──────── Raw data ────────

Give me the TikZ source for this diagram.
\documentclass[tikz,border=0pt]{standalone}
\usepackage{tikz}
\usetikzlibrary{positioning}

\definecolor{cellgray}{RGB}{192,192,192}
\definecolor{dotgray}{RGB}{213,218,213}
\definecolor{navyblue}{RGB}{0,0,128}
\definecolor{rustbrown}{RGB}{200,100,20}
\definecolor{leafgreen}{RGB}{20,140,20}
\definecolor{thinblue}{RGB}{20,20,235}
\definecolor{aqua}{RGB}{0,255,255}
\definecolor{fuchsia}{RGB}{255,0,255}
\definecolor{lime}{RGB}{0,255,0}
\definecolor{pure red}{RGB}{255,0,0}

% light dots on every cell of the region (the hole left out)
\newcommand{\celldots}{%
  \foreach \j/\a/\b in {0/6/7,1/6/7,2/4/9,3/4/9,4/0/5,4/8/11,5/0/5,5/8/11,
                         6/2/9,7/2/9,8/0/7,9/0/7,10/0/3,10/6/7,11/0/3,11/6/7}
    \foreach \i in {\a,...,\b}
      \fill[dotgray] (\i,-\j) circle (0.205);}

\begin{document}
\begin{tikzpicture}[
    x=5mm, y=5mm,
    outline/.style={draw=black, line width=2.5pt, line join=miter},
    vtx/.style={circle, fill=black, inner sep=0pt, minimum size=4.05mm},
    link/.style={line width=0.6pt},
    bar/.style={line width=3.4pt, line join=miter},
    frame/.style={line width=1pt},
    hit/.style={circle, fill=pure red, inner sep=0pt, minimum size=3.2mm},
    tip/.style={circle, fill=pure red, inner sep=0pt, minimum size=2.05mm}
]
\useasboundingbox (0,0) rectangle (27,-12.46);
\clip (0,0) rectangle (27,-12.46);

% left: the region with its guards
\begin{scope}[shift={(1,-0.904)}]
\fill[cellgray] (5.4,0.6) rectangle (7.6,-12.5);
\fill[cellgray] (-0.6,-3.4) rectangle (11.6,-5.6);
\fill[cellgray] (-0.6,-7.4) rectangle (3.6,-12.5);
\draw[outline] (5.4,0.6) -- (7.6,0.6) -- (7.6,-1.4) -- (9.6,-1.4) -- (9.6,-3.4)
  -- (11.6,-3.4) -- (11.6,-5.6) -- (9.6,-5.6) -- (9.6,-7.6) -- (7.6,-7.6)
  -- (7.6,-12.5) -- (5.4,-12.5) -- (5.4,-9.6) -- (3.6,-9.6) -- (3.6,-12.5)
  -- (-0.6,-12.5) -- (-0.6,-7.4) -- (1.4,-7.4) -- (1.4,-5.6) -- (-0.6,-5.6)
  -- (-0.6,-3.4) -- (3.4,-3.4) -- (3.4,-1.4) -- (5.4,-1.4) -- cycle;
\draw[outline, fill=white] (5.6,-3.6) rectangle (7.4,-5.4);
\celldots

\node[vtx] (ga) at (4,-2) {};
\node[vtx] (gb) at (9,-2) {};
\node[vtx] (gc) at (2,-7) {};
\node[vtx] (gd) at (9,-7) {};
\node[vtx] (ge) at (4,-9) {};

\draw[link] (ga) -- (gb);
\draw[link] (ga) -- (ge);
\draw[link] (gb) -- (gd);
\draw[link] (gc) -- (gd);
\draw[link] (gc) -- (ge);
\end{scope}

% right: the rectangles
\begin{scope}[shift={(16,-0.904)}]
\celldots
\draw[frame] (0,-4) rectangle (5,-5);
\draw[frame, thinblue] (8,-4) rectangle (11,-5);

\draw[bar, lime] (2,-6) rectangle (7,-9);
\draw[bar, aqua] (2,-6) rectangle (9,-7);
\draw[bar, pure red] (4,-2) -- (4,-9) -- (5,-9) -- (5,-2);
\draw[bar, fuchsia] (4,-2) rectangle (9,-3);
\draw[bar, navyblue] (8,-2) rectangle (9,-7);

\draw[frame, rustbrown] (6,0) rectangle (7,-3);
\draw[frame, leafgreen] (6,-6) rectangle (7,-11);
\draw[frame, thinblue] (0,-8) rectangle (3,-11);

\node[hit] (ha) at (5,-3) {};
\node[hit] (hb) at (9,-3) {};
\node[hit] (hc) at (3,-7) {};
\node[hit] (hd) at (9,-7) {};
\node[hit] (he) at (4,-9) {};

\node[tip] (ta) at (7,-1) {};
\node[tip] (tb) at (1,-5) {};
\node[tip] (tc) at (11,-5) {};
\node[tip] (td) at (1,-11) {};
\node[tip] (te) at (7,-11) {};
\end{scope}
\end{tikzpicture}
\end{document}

────────

Task to carry out =>
Quote the entire listing above exactly.

Expected answer =>
Give me the TikZ source for this diagram.
\documentclass[tikz,border=0pt]{standalone}
\usepackage{tikz}
\usetikzlibrary{positioning}

\definecolor{cellgray}{RGB}{192,192,192}
\definecolor{dotgray}{RGB}{213,218,213}
\definecolor{navyblue}{RGB}{0,0,128}
\definecolor{rustbrown}{RGB}{200,100,20}
\definecolor{leafgreen}{RGB}{20,140,20}
\definecolor{thinblue}{RGB}{20,20,235}
\definecolor{aqua}{RGB}{0,255,255}
\definecolor{fuchsia}{RGB}{255,0,255}
\definecolor{lime}{RGB}{0,255,0}
\definecolor{pure red}{RGB}{255,0,0}

% light dots on every cell of the region (the hole left out)
\newcommand{\celldots}{%
  \foreach \j/\a/\b in {0/6/7,1/6/7,2/4/9,3/4/9,4/0/5,4/8/11,5/0/5,5/8/11,
                         6/2/9,7/2/9,8/0/7,9/0/7,10/0/3,10/6/7,11/0/3,11/6/7}
    \foreach \i in {\a,...,\b}
      \fill[dotgray] (\i,-\j) circle (0.205);}

\begin{document}
\begin{tikzpicture}[
    x=5mm, y=5mm,
    outline/.style={draw=black, line width=2.5pt, line join=miter},
    vtx/.style={circle, fill=black, inner sep=0pt, minimum size=4.05mm},
    link/.style={line width=0.6pt},
    bar/.style={line width=3.4pt, line join=miter},
    frame/.style={line width=1pt},
    hit/.style={circle, fill=pure red, inner sep=0pt, minimum size=3.2mm},
    tip/.style={circle, fill=pure red, inner sep=0pt, minimum size=2.05mm}
]
\useasboundingbox (0,0) rectangle (27,-12.46);
\clip (0,0) rectangle (27,-12.46);

% left: the region with its guards
\begin{scope}[shift={(1,-0.904)}]
\fill[cellgray] (5.4,0.6) rectangle (7.6,-12.5);
\fill[cellgray] (-0.6,-3.4) rectangle (11.6,-5.6);
\fill[cellgray] (-0.6,-7.4) rectangle (3.6,-12.5);
\draw[outline] (5.4,0.6) -- (7.6,0.6) -- (7.6,-1.4) -- (9.6,-1.4) -- (9.6,-3.4)
  -- (11.6,-3.4) -- (11.6,-5.6) -- (9.6,-5.6) -- (9.6,-7.6) -- (7.6,-7.6)
  -- (7.6,-12.5) -- (5.4,-12.5) -- (5.4,-9.6) -- (3.6,-9.6) -- (3.6,-12.5)
  -- (-0.6,-12.5) -- (-0.6,-7.4) -- (1.4,-7.4) -- (1.4,-5.6) -- (-0.6,-5.6)
  -- (-0.6,-3.4) -- (3.4,-3.4) -- (3.4,-1.4) -- (5.4,-1.4) -- cycle;
\draw[outline, fill=white] (5.6,-3.6) rectangle (7.4,-5.4);
\celldots

\node[vtx] (ga) at (4,-2) {};
\node[vtx] (gb) at (9,-2) {};
\node[vtx] (gc) at (2,-7) {};
\node[vtx] (gd) at (9,-7) {};
\node[vtx] (ge) at (4,-9) {};

\draw[link] (ga) -- (gb);
\draw[link] (ga) -- (ge);
\draw[link] (gb) -- (gd);
\draw[link] (gc) -- (gd);
\draw[link] (gc) -- (ge);
\end{scope}

% right: the rectangles
\begin{scope}[shift={(16,-0.904)}]
\celldots
\draw[frame] (0,-4) rectangle (5,-5);
\draw[frame, thinblue] (8,-4) rectangle (11,-5);

\draw[bar, lime] (2,-6) rectangle (7,-9);
\draw[bar, aqua] (2,-6) rectangle (9,-7);
\draw[bar, pure red] (4,-2) -- (4,-9) -- (5,-9) -- (5,-2);
\draw[bar, fuchsia] (4,-2) rectangle (9,-3);
\draw[bar, navyblue] (8,-2) rectangle (9,-7);

\draw[frame, rustbrown] (6,0) rectangle (7,-3);
\draw[frame, leafgreen] (6,-6) rectangle (7,-11);
\draw[frame, thinblue] (0,-8) rectangle (3,-11);

\node[hit] (ha) at (5,-3) {};
\node[hit] (hb) at (9,-3) {};
\node[hit] (hc) at (3,-7) {};
\node[hit] (hd) at (9,-7) {};
\node[hit] (he) at (4,-9) {};

\node[tip] (ta) at (7,-1) {};
\node[tip] (tb) at (1,-5) {};
\node[tip] (tc) at (11,-5) {};
\node[tip] (td) at (1,-11) {};
\node[tip] (te) at (7,-11) {};
\end{scope}
\end{tikzpicture}
\end{document}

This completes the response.